Their startingly original style, which is proving as controversial as punk gear in Seventies Britain, has international fashion houses pouring over Japanese teen magazines for inspiration.
Monster platform shoes, birds-nest hair and carrot-coloured skin are just some of the street fashion statements that the likes of Italian Vogue have been purring over.
One such extreme look is favoured by the so-called Yamanba girls, named after a mythological mountain-dwelling hag, because of their unkempt appearance. The Yamanbas’ hangout is a downtown Tokyo shopping district called Shibuya.
Another tribe inhabits the area around a train station one stop away in Harajuku.
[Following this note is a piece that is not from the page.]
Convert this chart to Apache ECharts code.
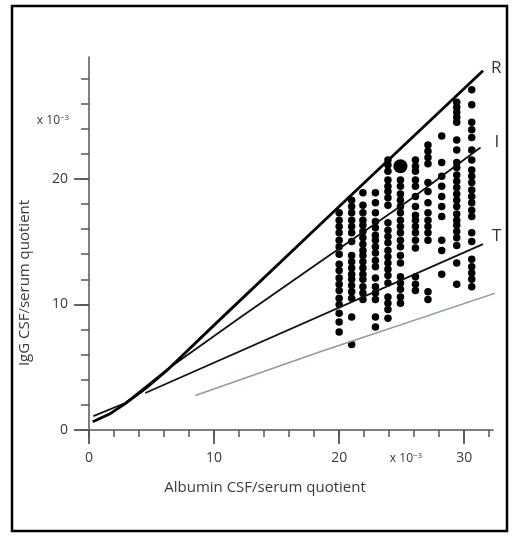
<!DOCTYPE html>
<html>
<head>
<meta charset="utf-8">
<script src="https://cdn.jsdelivr.net/npm/echarts@6/dist/echarts.min.js"></script>
<style>
  html, body { margin: 0; padding: 0; background: #fff; }
  #chart { width: 513px; height: 536px; }
</style>
</head>
<body>
<div id="chart"></div>
<script>
// Axis ticks and labels (x 10^-3)
const xMinorTicks = [0, 2, 4, 6, 8, 10, 12, 14, 16, 18, 20, 22, 24, 26, 28, 30, 32];
const xMajorTicks = [0, 10, 20, 30];
const yMinorTicks = [0, 2, 4, 6, 8, 10, 12, 14, 16, 18, 20, 22, 24, 26, 28];
const yMajorTicks = [0, 10, 20];

// Patient values: albumin quotient per column, IgG quotients in that column
const colX = [20.0, 21.0, 21.9, 22.9, 23.9, 24.9, 26.1, 27.1, 28.2, 29.4, 30.6];
const colY = [
  [17.3, 16.7, 16.2, 15.7, 15.1, 14.6, 14.0, 13.2, 12.7, 12.1, 11.6, 11.1, 10.5, 10.0, 9.3, 8.6, 7.8],
  [18.3, 17.8, 17.3, 16.7, 16.2, 15.7, 15.0, 13.9, 13.4, 12.9, 12.4, 12.0, 11.5, 11.0, 10.5, 9.0, 6.8],
  [18.9, 17.9, 17.3, 16.7, 16.3, 15.8, 15.3, 14.8, 14.3, 13.9, 13.4, 12.9, 12.4, 12.0, 11.4, 10.9, 10.4],
  [18.9, 18.1, 17.3, 16.6, 16.1, 15.5, 15.1, 14.6, 14.1, 13.5, 13.0, 12.1, 11.4, 10.9, 10.4, 9.0, 8.2],
  [21.5, 21.1, 20.6, 19.9, 19.4, 19.0, 18.5, 17.9, 16.5, 15.9, 15.4, 14.9, 14.3, 13.8, 13.3, 12.8, 12.3, 11.7, 10.6, 10.1, 9.6, 8.9],
  [19.9, 19.4, 18.8, 18.3, 17.8, 17.3, 16.7, 16.2, 15.7, 15.1, 14.6, 13.9, 13.3, 12.2, 11.7, 11.2, 10.6, 10.1],
  [21.5, 21.0, 20.6, 19.9, 19.4, 18.6, 17.8, 17.1, 16.7, 16.2, 15.7, 15.1, 14.5, 12.2, 11.6, 11.1],
  [22.7, 22.2, 21.7, 21.2, 19.7, 19.0, 18.1, 17.3, 16.7, 16.2, 15.7, 15.1, 11.0, 10.4],
  [23.4, 21.3, 20.2, 19.4, 18.6, 17.8, 17.0, 15.1, 14.3, 12.4],
  [26.1, 25.7, 25.3, 24.9, 24.5, 23.1, 22.3, 21.3, 20.9, 20.3, 19.8, 19.3, 18.8, 18.3, 17.8, 17.2, 16.7, 16.3, 15.8, 15.3, 14.7, 13.3, 11.6],
  [27.1, 25.9, 24.5, 23.9, 23.3, 22.3, 21.5, 20.7, 20.2, 19.7, 19.1, 18.6, 18.1, 17.5, 17.0, 15.7, 15.0, 13.6, 13.0, 12.5, 12.0, 11.4]
];
// Highlighted single patient
const bigPoint = [24.9, 21.0];

// Reference curves [albumin, IgG]
const curveR = [[0.3, 0.65], [1.6, 1.25], [2.9, 2.1], [4.5, 3.3], [6.35, 4.85], [10, 8.35], [20, 17.8], [31.5, 28.6]];
const curveI = [[0.35, 1.1], [2.9, 2.15], [6.35, 4.9], [12, 8.9], [18.48, 13.4], [25.68, 18.35], [31.3, 22.5]];
const curveT = [[4.5, 2.95], [31.5, 14.8]];
const curveLow = [[8.5, 2.75], [18.48, 6.23], [33.4, 11.2]];

const points = [];
colX.forEach((x, i) => colY[i].forEach(y => points.push([x, y])));

const FONT = 'Open Sans';
const TEXT = '#3a3a3a';
const AXIS = '#555';

const chart = echarts.init(document.getElementById('chart'), null, { renderer: 'canvas' });

const sideLabel = (txt, dx, dy) => ({
  show: true, formatter: txt, distance: 0, offset: [dx, dy],
  color: '#333', fontFamily: FONT, fontSize: 17
});

const superLabel = (x, y) => ({
  type: 'text', x: x, y: y,
  style: {
    text: '{a|x 10}{b|−3}', textAlign: 'center', textVerticalAlign: 'middle',
    rich: {
      a: { fontSize: 12, fontFamily: FONT, fill: TEXT, lineHeight: 14 },
      b: { fontSize: 8, fontFamily: FONT, fill: TEXT, verticalAlign: 'top', lineHeight: 14 }
    }
  }
});

chart.setOption({
  animation: false,
  backgroundColor: '#fff',
  grid: { left: 89, top: 57, right: 20, bottom: 106 },
  xAxis: [
    {
      type: 'value', min: 0, max: 32.3,
      axisLine: { show: true, lineStyle: { color: AXIS, width: 1.5 } },
      axisTick: { show: true, length: 7, customValues: xMinorTicks, lineStyle: { color: AXIS, width: 1.5 } },
      axisLabel: { show: false },
      splitLine: { show: false }
    },
    {
      type: 'value', min: 0, max: 32.3, position: 'bottom',
      axisLine: { show: false },
      axisTick: { show: true, length: 14, customValues: xMajorTicks, lineStyle: { color: AXIS, width: 1.8 } },
      axisLabel: { show: true, customValues: xMajorTicks, margin: 21, color: TEXT, fontFamily: FONT, fontSize: 14 },
      splitLine: { show: false }
    }
  ],
  yAxis: [
    {
      type: 'value', min: 0, max: 29.7,
      axisLine: { show: true, lineStyle: { color: AXIS, width: 1.5 } },
      axisTick: { show: true, length: 8, customValues: yMinorTicks, lineStyle: { color: AXIS, width: 1.5 } },
      axisLabel: { show: false },
      splitLine: { show: false }
    },
    {
      type: 'value', min: 0, max: 29.7, position: 'left',
      axisLine: { show: false },
      axisTick: { show: true, length: 15, customValues: yMajorTicks, lineStyle: { color: AXIS, width: 1.8 } },
      axisLabel: { show: true, customValues: yMajorTicks, margin: 21, color: TEXT, fontFamily: FONT, fontSize: 14 },
      splitLine: { show: false }
    }
  ],
  series: [
    {
      type: 'line', data: curveLow, symbol: 'none', clip: false,
      lineStyle: { color: '#8f9e9c', width: 1.6 }
    },
    {
      type: 'line', data: curveT, symbol: 'none',
      lineStyle: { color: '#111', width: 1.8 },
      endLabel: sideLabel('T', 9, -8)
    },
    {
      type: 'line', data: curveI, symbol: 'none',
      lineStyle: { color: '#111', width: 1.8 },
      endLabel: sideLabel('I', 14, -5)
    },
    {
      type: 'line', data: curveR, symbol: 'none',
      lineStyle: { color: '#000', width: 2.8 },
      endLabel: sideLabel('R', 8, -3)
    },
    {
      type: 'scatter', data: points, symbol: 'circle', symbolSize: 7.5,
      itemStyle: { color: '#000', opacity: 1 }
    },
    {
      type: 'scatter', data: [bigPoint], symbol: 'circle', symbolSize: 14,
      itemStyle: { color: '#000', opacity: 1 }
    }
  ],
  graphic: [
    {
      type: 'rect', z: 100, silent: true,
      shape: { x: 12, y: 6, width: 495, height: 525 },
      style: { fill: 'none', stroke: '#000', lineWidth: 2.5 }
    },
    {
      type: 'text', x: 265, y: 488,
      style: { text: 'Albumin CSF/serum quotient', fill: TEXT, font: '15px "Open Sans"', textAlign: 'center', textVerticalAlign: 'middle' }
    },
    {
      type: 'text', x: 25, y: 283, rotation: Math.PI / 2,
      style: { text: 'IgG CSF/serum quotient', fill: TEXT, font: '15px "Open Sans"', textAlign: 'center', textVerticalAlign: 'middle' }
    },
    superLabel(53, 121),
    superLabel(406, 459)
  ]
});
</script>
</body>
</html>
Here the girls, ranging in age from 12 to 18, get their eclectic look from “manga” comics, where futuristic supe- heroes in dramatic garb do battle with alien foes.
Some manga cartoons are very violent or sexually explicit. Most of the Japanese media and many parents are horrified by the latest fashions.
But the weird styles have spun off a whole selection of magazines devoted to the latest schoolgirl trends and are well received overseas, particularly in New York, France and Italy.
Such was the interest generated in New York that Takarajimasha, which publishes Cutie and Spring, two of the more prominent teen fashion mags, staged a two-day event recently to promote Japan’s schoolgirl-led street fashion. There are plans afoot to bring the extravaganza to London.
Tokyo fashion publicist Maiko Seki, who helped co-ordinate the NYC show, said: “Junior high as well as high-school girls from the Harajuku area initiated these unique street fashions.
“Because of Japan’s strictly conformist society and education system the clothes have appeared as a kind of reaction against this pressure to conform.”